Here are a couple of interesting tidbits from Jewish tradition. When the goats were brought before the High Priest, their respective roles in the ceremony were determined by lot. Two golden lots were placed in a golden bowl and as he placed his hand upon the head of each goat, the High Priest reached into the bowl and pulled out one of the lots. Before the cross the goat that was to be presented to the Lord as a peace offering was always on the right hand of the High Priest. After the cross it never was.

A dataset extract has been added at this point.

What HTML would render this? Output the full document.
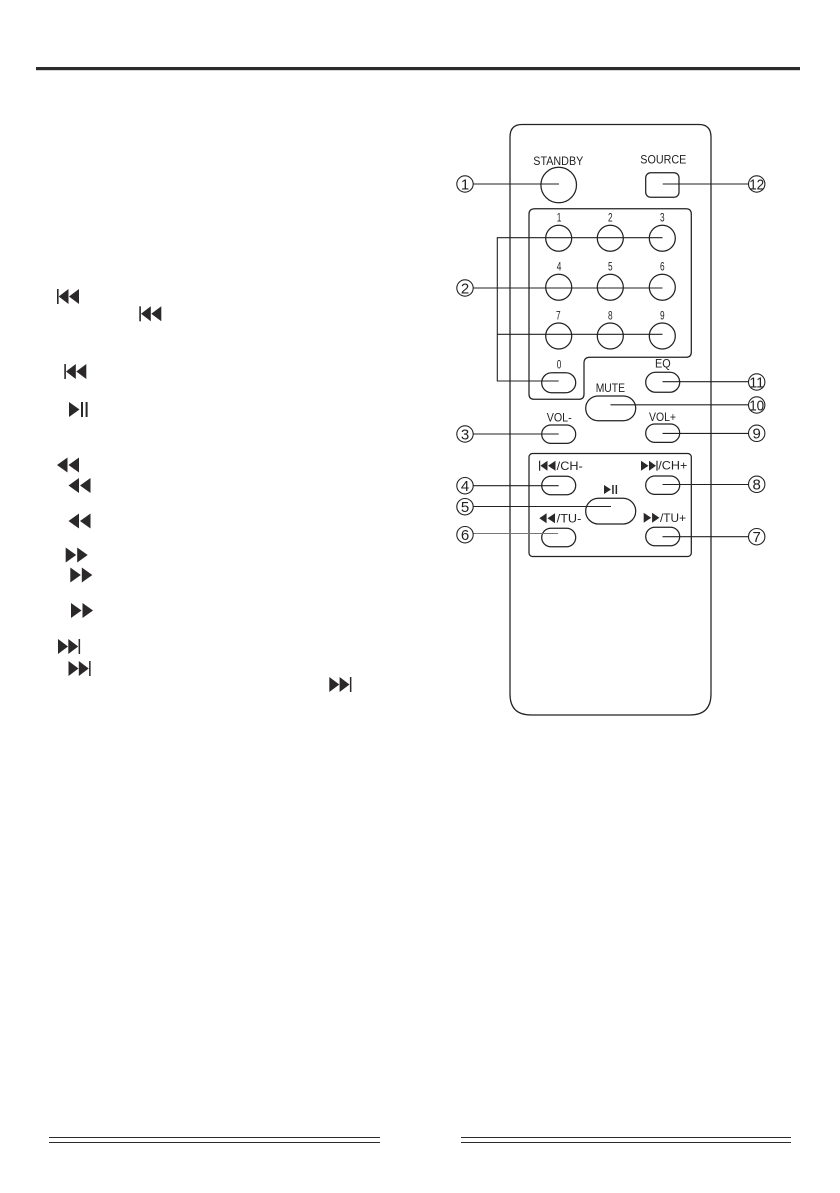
<!DOCTYPE html>
<html><head><meta charset="utf-8"><style>
html,body{margin:0;padding:0;background:#fff}
svg{display:block}
text{font-family:"Liberation Sans",Arial,sans-serif;fill:#222}
.b{fill:#fff;stroke:#222;stroke-width:1.25}
.l{fill:none;stroke:#222;stroke-width:1.1}
.i{fill:#2a2828}
.n{font-size:15px;text-anchor:middle}
.c{fill:#fff;stroke:#222;stroke-width:1.1}
</style></head><body>
<svg width="840" height="1193" viewBox="0 0 840 1193" xmlns="http://www.w3.org/2000/svg">
<rect x="36" y="67" width="764" height="3.2" fill="#2b2b2b"/>
<rect x="49" y="1137" width="331" height="1" fill="#2b2b2b"/>
<rect x="49" y="1142" width="331" height="1" fill="#2b2b2b"/>
<rect x="461" y="1137" width="330" height="1" fill="#2b2b2b"/>
<rect x="461" y="1142" width="330" height="1" fill="#2b2b2b"/>

<!-- left column icons -->
<g class="i">
<g transform="translate(57,289)"><rect width="1.6" height="15"/><polygon points="1.7,7.5 11.5,0 11.5,15"/><polygon points="12,7.5 22,0 22,15"/></g>
<g transform="translate(139.3,306.3)"><rect width="1.6" height="15"/><polygon points="1.7,7.5 11.5,0 11.5,15"/><polygon points="12,7.5 22,0 22,15"/></g>
<g transform="translate(64.3,364)"><rect width="1.6" height="15"/><polygon points="1.7,7.5 11.5,0 11.5,15"/><polygon points="12,7.5 22,0 22,15"/></g>
<g transform="translate(69,402)"><polygon points="0,0 10.5,7.5 0,15"/><rect x="12" width="2" height="15"/><rect x="16.6" width="2" height="15"/></g>
<g transform="translate(57,457.5)"><polygon points="0,7.5 10.5,0 10.5,15"/><polygon points="11.5,7.5 22,0 22,15"/></g>
<g transform="translate(68.5,478)"><polygon points="0,7.5 10.5,0 10.5,15"/><polygon points="11.5,7.5 22,0 22,15"/></g>
<g transform="translate(68.5,513.5)"><polygon points="0,7.5 10.5,0 10.5,15"/><polygon points="11.5,7.5 22,0 22,15"/></g>
<g transform="translate(65.7,547.5)"><polygon points="0,0 10.5,7.5 0,15"/><polygon points="11.5,0 22,7.5 11.5,15"/></g>
<g transform="translate(70.3,567.5)"><polygon points="0,0 10.5,7.5 0,15"/><polygon points="11.5,0 22,7.5 11.5,15"/></g>
<g transform="translate(71,603)"><polygon points="0,0 10.5,7.5 0,15"/><polygon points="11.5,0 22,7.5 11.5,15"/></g>
<g transform="translate(58,639)"><polygon points="0,0 10,7.5 0,15"/><polygon points="10.3,0 20.2,7.5 10.3,15"/><rect x="20.6" width="1.5" height="15"/></g>
<g transform="translate(68.5,661)"><polygon points="0,0 10,7.5 0,15"/><polygon points="10.3,0 20.2,7.5 10.3,15"/><rect x="20.6" width="1.5" height="15"/></g>
<g transform="translate(329.3,677)"><polygon points="0,0 10,7.5 0,15"/><polygon points="10.3,0 20.2,7.5 10.3,15"/><rect x="20.6" width="1.5" height="15"/></g>
</g>

<!-- remote body -->
<path class="b" d="M522,124.5 H699 Q711,124.5 711,137 V694 Q711,715 690,715 H531 Q510,715 510,694 V137 Q510,124.5 522,124.5 Z"/>
<!-- keypad panel -->
<path class="b" d="M535,208.7 H686 Q691.3,208.7 691.3,214 V352 Q691.3,357.3 686,357.3 H590 Q584,357.3 584,363 V394 Q584,399.3 579,399.3 H534 Q529,399.3 529,394 V214 Q529,208.7 535,208.7 Z"/>
<!-- transport panel -->
<rect class="b" x="529" y="453.5" width="162.3" height="103" rx="3.5"/>

<!-- buttons -->
<circle class="b" cx="558.7" cy="185" r="17.8"/>
<rect class="b" x="645.7" y="172.7" width="33.3" height="24.6" rx="5"/>
<circle class="b" cx="558.7" cy="238.3" r="13"/><circle class="b" cx="610.3" cy="238.3" r="13"/><circle class="b" cx="662.3" cy="238.3" r="13"/>
<circle class="b" cx="558.7" cy="287.3" r="13"/><circle class="b" cx="610.3" cy="287.3" r="13"/><circle class="b" cx="662.3" cy="287.3" r="13"/>
<circle class="b" cx="558.7" cy="336" r="13"/><circle class="b" cx="610.3" cy="336" r="13"/><circle class="b" cx="662.3" cy="336" r="13"/>
<rect class="b" x="541.7" y="372.7" width="34" height="20" rx="10"/>
<rect class="b" x="645.7" y="372.3" width="34" height="20" rx="10"/>
<rect class="b" x="585.7" y="396" width="50" height="24.7" rx="12.3"/>
<rect class="b" x="541.7" y="425" width="34" height="18.4" rx="9.2"/>
<rect class="b" x="645.7" y="424" width="34" height="18.4" rx="9.2"/>
<rect class="b" x="541.7" y="476.3" width="34" height="18.4" rx="9.2"/>
<rect class="b" x="645.7" y="476" width="34" height="18.4" rx="9.2"/>
<rect class="b" x="585.7" y="498.3" width="50" height="25.7" rx="12.8"/>
<rect class="b" x="541.7" y="528.3" width="34" height="18.4" rx="9.2"/>
<rect class="b" x="645.7" y="527.3" width="34" height="18.4" rx="9.2"/>

<!-- connector lines -->
<path class="l" d="M473,184 H559"/>
<path class="l" d="M662.7,184 H748"/>
<path class="l" d="M662.5,237.7 H497.3 V381 H558.7"/>
<path class="l" d="M497.3,334.3 H662.5"/>
<path class="l" d="M473,288 H662.5"/>
<path class="l" d="M662.5,381.7 H748"/>
<path class="l" d="M610.5,404.8 H748"/>
<path class="l" d="M473,434 H558.7"/>
<path class="l" d="M662.5,433.4 H748"/>
<path class="l" d="M473,485.7 H558.7"/>
<path class="l" d="M662.5,484.5 H748"/>
<path class="l" d="M473,506.5 H611"/>
<path d="M473,533.5 H558" fill="none" stroke="#777" stroke-width="1"/>
<path class="l" d="M662.5,536.7 H748"/>

<!-- callouts left -->
<circle class="c" cx="465" cy="184" r="8.2"/><text class="n" x="465" y="189.3">1</text>
<circle class="c" cx="465" cy="288" r="8.2"/><text class="n" x="465" y="293.3">2</text>
<circle class="c" cx="465" cy="434" r="8.2"/><text class="n" x="465" y="439.3">3</text>
<circle class="c" cx="465" cy="485.7" r="8.2"/><text class="n" x="465" y="491">4</text>
<circle class="c" cx="465" cy="506.7" r="8.2"/><text class="n" x="465" y="512">5</text>
<circle class="c" cx="465" cy="534.7" r="8.2"/><text class="n" x="465" y="540">6</text>
<!-- callouts right -->
<circle class="c" cx="756.7" cy="184" r="8.2"/><text x="749.2" y="189.3" font-size="15" textLength="15" lengthAdjust="spacingAndGlyphs">12</text>
<circle class="c" cx="756.7" cy="382" r="8.2"/><text x="749.2" y="387.3" font-size="15" textLength="15" lengthAdjust="spacingAndGlyphs">11</text>
<circle class="c" cx="756.7" cy="405" r="8.2"/><text x="749.2" y="410.3" font-size="15" textLength="15" lengthAdjust="spacingAndGlyphs">10</text>
<circle class="c" cx="756.7" cy="433.3" r="8.2"/><text class="n" x="756.7" y="438.6">9</text>
<circle class="c" cx="756.7" cy="484.3" r="8.2"/><text class="n" x="756.7" y="489.6">8</text>
<circle class="c" cx="756.7" cy="536.7" r="8.2"/><text class="n" x="756.7" y="542">7</text>

<!-- button labels -->
<text x="533.3" y="165" font-size="11.5" textLength="50" lengthAdjust="spacingAndGlyphs">STANDBY</text>
<text x="640.3" y="163.5" font-size="11.5" textLength="46" lengthAdjust="spacingAndGlyphs">SOURCE</text>
<g font-size="11.5">
<text x="556.7" y="221.7" textLength="4.6" lengthAdjust="spacingAndGlyphs">1</text>
<text x="608" y="221.7" textLength="4.6" lengthAdjust="spacingAndGlyphs">2</text>
<text x="660" y="221.7" textLength="4.6" lengthAdjust="spacingAndGlyphs">3</text>
<text x="556.7" y="270.7" textLength="4.6" lengthAdjust="spacingAndGlyphs">4</text>
<text x="608" y="270.7" textLength="4.6" lengthAdjust="spacingAndGlyphs">5</text>
<text x="660" y="270.7" textLength="4.6" lengthAdjust="spacingAndGlyphs">6</text>
<text x="556" y="319.3" textLength="4.6" lengthAdjust="spacingAndGlyphs">7</text>
<text x="608" y="319.3" textLength="4.6" lengthAdjust="spacingAndGlyphs">8</text>
<text x="660" y="319.3" textLength="4.6" lengthAdjust="spacingAndGlyphs">9</text>
<text x="556.7" y="368.3" textLength="4.6" lengthAdjust="spacingAndGlyphs">0</text>
</g>
<text x="655" y="367.3" font-size="11.5" textLength="15.7" lengthAdjust="spacingAndGlyphs">EQ</text>
<text x="595.7" y="392" font-size="12" textLength="29.3" lengthAdjust="spacingAndGlyphs">MUTE</text>
<text x="546.7" y="421.7" font-size="11.5" textLength="25" lengthAdjust="spacingAndGlyphs">VOL-</text>
<text x="649" y="421" font-size="11.5" textLength="27" lengthAdjust="spacingAndGlyphs">VOL+</text>
<text x="556.7" y="469.9" font-size="12" textLength="26" lengthAdjust="spacingAndGlyphs">/CH-</text>
<text x="658.3" y="469.7" font-size="12" textLength="29" lengthAdjust="spacingAndGlyphs">/CH+</text>
<text x="556.7" y="522.5" font-size="12" textLength="24.6" lengthAdjust="spacingAndGlyphs">/TU-</text>
<text x="660" y="521.9" font-size="12" textLength="26" lengthAdjust="spacingAndGlyphs">/TU+</text>

<!-- panel icons -->
<g class="i">
<g transform="translate(539,460.7)"><rect width="1.2" height="10"/><polygon points="1.4,5 8.5,0 8.5,10"/><polygon points="9,5 16.5,0 16.5,10"/></g>
<g transform="translate(641,460.7)"><polygon points="0,0 7.5,5 0,10"/><polygon points="8,0 15,5 8,10"/><rect x="15.4" width="1.2" height="10"/></g>
<g transform="translate(604,485)"><polygon points="0,0 7,4.5 0,9"/><rect x="8.2" width="1.5" height="9"/><rect x="11.6" width="1.5" height="9"/></g>
<g transform="translate(539.3,513.3)"><polygon points="0,5 7.3,0 7.3,10"/><polygon points="8.2,5 15.7,0 15.7,10"/></g>
<g transform="translate(643.7,512.7)"><polygon points="0,0 7.5,5 0,10"/><polygon points="8.4,0 15.7,5 8.4,10"/></g>
</g>
</svg>
</body></html>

While the scapegoat was symbolically receiving the sins of the people upon its head a scarlet ribbon was tied from one of its horns to the door of the temple. Just before the goat was led from the Temple into the wilderness this ribbon was cut in two, leaving some on the horn and some on the door. At a predetermined location outside the city, the goat was pushed off a cliff and fell to its death. All the years before the cross, at the moment of the scapegoat’s death, the piece of ribbon on the temple door turned from red to white recalling the passage from Isaiah 1:18, “Though your sins are like scarlet, they shall be white as snow.” After the cross this never happened again.

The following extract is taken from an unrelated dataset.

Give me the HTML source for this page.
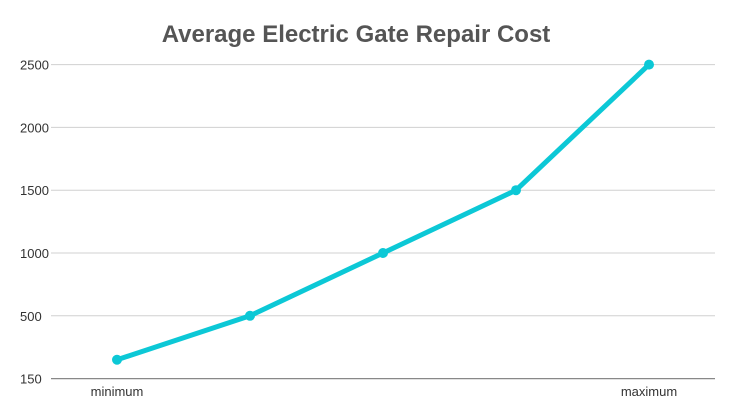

The Law Is Only A Shadow …

Some Christians believe that the Lord Jesus began His ministry on Yom Kippur announcing in effect that the judgment that was due mankind would be borne by Him instead (Luke 4:16-21) and that man no longer need live in fear of judgment nor have to endure the 10 Days of Awe every year.

It’s easy to see the Lord in the role of our scapegoat, whose shed blood purchased our pardon forever (Hebrews 10:1-4). And at His trial before Pontius Pilate wasn’t He chosen to bear our sins while Bar Abbas was released? But He was also our peace offering. For God was pleased to have all His fullness dwell in him, and through him to reconcile to Himself all things, whether things on earth or things in heaven, by making peace through his blood, shed on the cross (Colossians 1:19-20). He is our peace, who has broken down every wall (Ephesians 2:14).

So why was the goat chosen for the Lord never on the right hand again? And why did the ribbon no longer turn white at the death of the scapegoat? The One Who had fulfilled the role that the two goats only symbolized had come. It is He Who sits at the right hand of the Father and it is He Who has forever taken away the sins of all who would accept Him. Where the reality has come the shadow is no longer effective. (Colossians 2:17)

History To Prophecy

The prophetic fulfillment of Yom Kippur will come at the end of the Millennium at the so-called Great White Throne judgment, when all the unsaved dead are brought back to life to be judged according to their works. (Revelation 20:11-15). The books will be opened for the last time and those from all ages who have refused the pardon purchased for them at the cross will bear the full responsibility for their sins against God and man, destined to spend eternity in shame and torment. But those who have accepted the Lord’s pardon are at peace with God, and will spend eternity with Him and shine like the brightness of the Sun. Shalom.